Advice


#1

Greetings all,
I made the attached gift box to look like a book and I would like to engrave a book cover on it. This is a retirement gift for our editor and the cover is the last book she worked on for us. I have searched the forum and tried different settings, but I am not happy with the results (see attached). I know the photo is not necessarily a good candidate, but would appreciate any advice anyone might have. I am also considering making the box in maple to help with the contrast.
Thanks.

Gift box.

Original photo.

My best attempt, so far.


#2

Quick questions:

  1. What do you feel should be improved on? What aspects would you like to see better and what would make them better?

  2. You said that’s the original photo. Is that also the resolution of the original photo that you used?


#3

I’ve found when engraving from a jpg or bmp file that you need to make sure that you have a super high contrast for it to come out nicely engraved.

I think the attempt you have posted looks pretty nice, but if you lighted the sign up and then increased the power while slowing it down slightly could give the darker parts a bit more depth.

Also, and I’m just saying from what I’ve done, using the PG settings for SD photo works good and not using the pattern or dot engrave settings.

Hope this helps. It’s all trial and error so far :slight_smile:


#4

The Proofgrade Photo settings (Draft, SD, HD) use Convert to Dots :wink:


#5

Google how to adjust contrast via curves in whatever program you use to edit photos. That’s the best way to get good contrast.

It’s a bit much for me to explain here but google has you covered.


#6

Did you by any chance use the 3D Engrave settings for your photo? (I’m not wild about the results of engraving for depth on photos.)

I prefer the Photo Engrave settings for photos, you’ll get a much better result. That should show a lot more contrast than it does, although you could bump the contrast a bit more.

(Kewl looking book box too!) :sunglasses:


#7

I was hoping to improve the background detail.

That is the way the photo looked before I bumped up the contrast.


#8

I came to the same conclusion and that attempt was PG settings for SD photo.


#9

Thanks, I will try this, too.


#10

Thanks, I will give that a try too.

I can appreciate that, but this is still the best forum for friendly, helpful advice.


#11

Agree, I found the photo engrave settings to be better.

Thank you. I just sold that one Etsy and they want a heart engraved on it, so I will be making one in maple for our editor :slight_smile:


#12

I meant more along the actual size of the image. The one uploaded here is like 350x524 pixels. I don’t know the size of your finished engrave product, but if this is the size of the image you’re uploading, it’s very, very small for trying to do any engrave.

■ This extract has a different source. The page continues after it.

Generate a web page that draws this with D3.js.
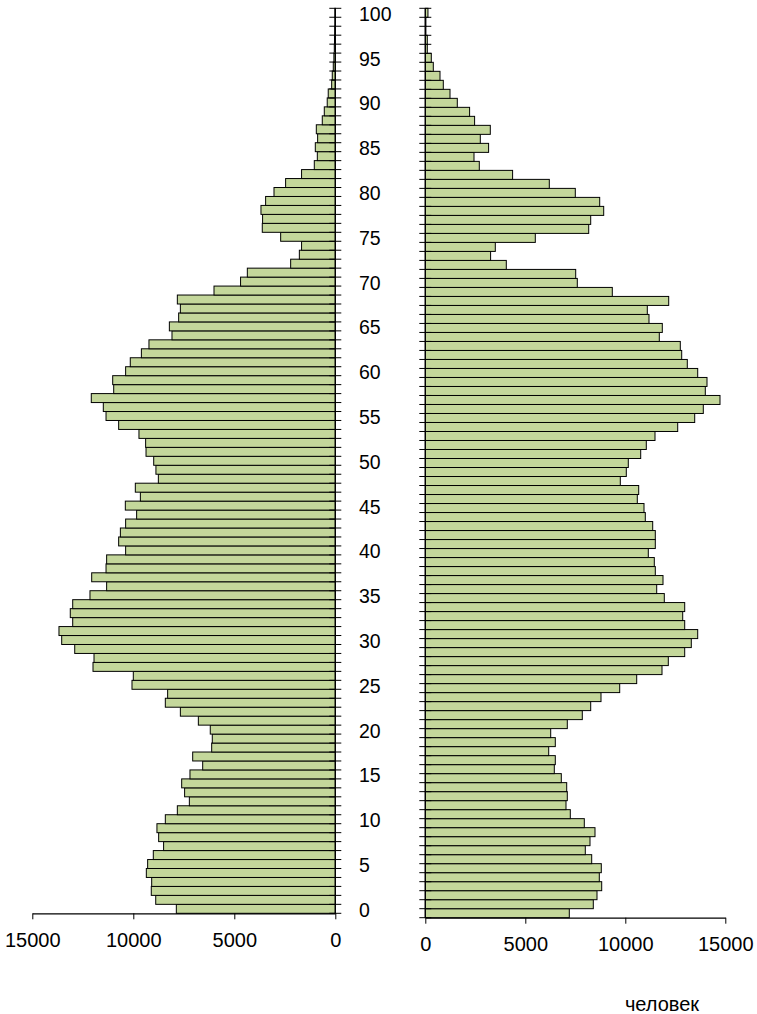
<!DOCTYPE html>
<html><head><meta charset="utf-8">
<script src="https://cdn.jsdelivr.net/npm/d3@7/dist/d3.min.js"></script>
<style>body{margin:0;background:#fff}svg{display:block}text{font-family:"Liberation Sans",Arial,sans-serif;fill:#000}</style>
</head><body><div id="chart"></div>
<script>
const ages = d3.range(0, 101);
const male = [7870,8890,9110,9090,9355,9290,9010,8500,8745,8830,
8415,7820,7225,7460,7605,7195,6565,7060,6120,6090,
6190,6780,7670,8415,8300,10065,10000,11995,11945,12900,
13545,13680,13000,13120,13000,12145,11320,12060,11350,11320,
10380,10725,10640,10380,9835,10395,9650,9900,8760,8880,
8990,9370,9390,9720,10725,11350,11485,12080,10970,11020,
10380,10150,9600,9225,8085,8215,7755,7670,7820,6005,
4690,4355,2210,1780,1670,2705,3615,3600,3680,3450,
3035,2460,1670,1040,890,990,875,940,645,545,
400,350,180,150,100,70,50,40,30,20,20];
const female = [7200,8400,8585,8820,8700,8800,8320,8000,8235,8485,
7950,7250,7035,7100,7070,6800,6450,6500,6170,6500,
6270,7100,7850,8270,8785,9720,10570,11835,12150,12970,
13300,13620,12970,12870,12970,11950,11570,11885,11500,11450,
11150,11500,11500,11370,11000,10935,10600,10670,9750,10050,
10150,10770,11050,11485,12620,13470,13900,14735,14000,14085,
13620,13100,12820,12750,11700,11850,11185,11100,12170,9350,
7600,7520,4050,3265,3500,5500,8170,8270,8920,8720,
7500,6200,4365,2700,2435,3165,2750,3250,2465,2215,
1600,1235,900,735,400,300,100,100,30,30,133];
const xTicks = [0, 5000, 10000, 15000];
const ageLabelStep = 5;
const unitLabel = "человек";

const W = 757, H = 1014;
const svg = d3.select("#chart").append("svg").attr("width", W).attr("height", H);

const fill = "#c4d79b";
const yL = d3.scaleBand().domain(ages.slice().reverse()).range([8.3, 913.3]).padding(0);
const yR = d3.scaleBand().domain(ages.slice().reverse()).range([8.3, 917.7]).padding(0);
const xL = d3.scaleLinear().domain([0, 15000]).range([335.3, 32.3]);
const xR = d3.scaleLinear().domain([0, 15000]).range([425.3, 725.3]);

// bars
svg.append("g").selectAll("rect").data(ages).join("rect")
  .attr("x", d => xL(male[d])).attr("y", d => yL(d))
  .attr("width", d => xL(0) - xL(male[d])).attr("height", yL.bandwidth())
  .attr("fill", fill).attr("stroke", "#000").attr("stroke-width", 1);
svg.append("g").selectAll("rect").data(ages).join("rect")
  .attr("x", xR(0)).attr("y", d => yR(d))
  .attr("width", d => xR(female[d]) - xR(0)).attr("height", yR.bandwidth())
  .attr("fill", fill).attr("stroke", "#000").attr("stroke-width", 1);

// vertical axes with boundary ticks
function vAxis(y, x0) {
  const g = svg.append("g");
  const bounds = ages.map(a => y(a) + y.bandwidth()).concat([y(100)]);
  g.selectAll("line.t").data(bounds).join("line")
    .attr("x1", x0 - 6).attr("x2", x0 + 6).attr("y1", d => d).attr("y2", d => d)
    .attr("stroke", "#000").attr("stroke-width", 1);
  g.append("line").attr("x1", x0).attr("x2", x0)
    .attr("y1", y.range()[0]).attr("y2", y.range()[1])
    .attr("stroke", "#000").attr("stroke-width", 1.3);
}
vAxis(yL, xL(0));
vAxis(yR, xR(0));

// age labels
svg.append("g").selectAll("text").data(ages.filter(a => a % ageLabelStep === 0)).join("text")
  .attr("x", 359).attr("y", d => yL(d) + yL.bandwidth() / 2 + 1)
  .attr("dy", "0.36em").attr("font-size", 19.5).text(d => d);

// horizontal axes
function hAxis(x, yPos) {
  const ax = d3.axisBottom(x).tickValues(xTicks).tickSize(6).tickSizeOuter(0).tickFormat(d3.format("d"));
  const g = svg.append("g").attr("transform", `translate(0,${yPos})`).call(ax);
  g.select(".domain").attr("stroke", "#000").attr("stroke-width", 1.3);
  g.selectAll(".tick line").attr("stroke", "#000");
  g.selectAll(".tick text").attr("y", 19).attr("dy", "0.72em")
    .attr("font-size", 20).attr("font-family", "Liberation Sans, Arial, sans-serif").attr("fill", "#000");
}
hAxis(xL, 913.3);
hAxis(xR, 917.7);

svg.append("text").attr("x", 662).attr("y", 1011).attr("text-anchor", "middle")
  .attr("font-size", 20).text(unitLabel);
</script></body></html>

That’s not necessarily going to fix the background detail issue but larger resolution will help the entire overall engrave.


#13

I just checked one I just put up was 768x768 and was pretty minimal, and that was after I had cropped and played with it


#14

What’s the saying, just because you can? :wink:

Re: input resolution to output resolution here is a test showing the difference:


#15

Mostly it is what you are able to do. Tthe original was 1200x800 before cropping and fooling with you can always decrease the resolution, but there is no value in increasing it does little good but the picture is 20 years old and it is hard to go back and take another.


#16

It’s tough to get stellar editing results with the low res. image, but this is an idea how I would edit it. I used a brush to doge/burn , highlight and sharpen specific areas. The below video I a good overview of what I do for an image like this.

I might even use the gamma adjustment to lighten it even more like this.


#17

Actually @jbmanning5, SD uses varying power, Draft and HD convert to halftone though.


#18

For Photo settings or Graphic? I just spot checked a bunch of different materials… I guess I was wrong on SD Photo (since I don’t see any SD Photo settings), I only see Draft and HD Photo; every photo setting uses Convert to Dots/Dithering though.

On the Graphic Proofgrade settings, pretty sure the Draft and SD modes use vary power, and the HD settings use dithering/convert to dots (which doesn’t make a ton of sense to me).


#19

Yep, you’re right. I knew there was only one SD setting and I wrongly assumed it was the photo setting you were referring to. I used the HD photo setting soon after it was introduced andI didn’t like the results. (Been using SD for my photos.) Then I gave HD photo another try the other day and it turned out great, so I’m going to revisit it.


#20

I want to thank everyone for your help. I am going to go back and rework few things and I will post my final results (I still need to build the box, unfortunately, I have to use my analog tools for that :slight_smile: ) As I posted earlier, this is the most friendly and helpful forum I have been part of.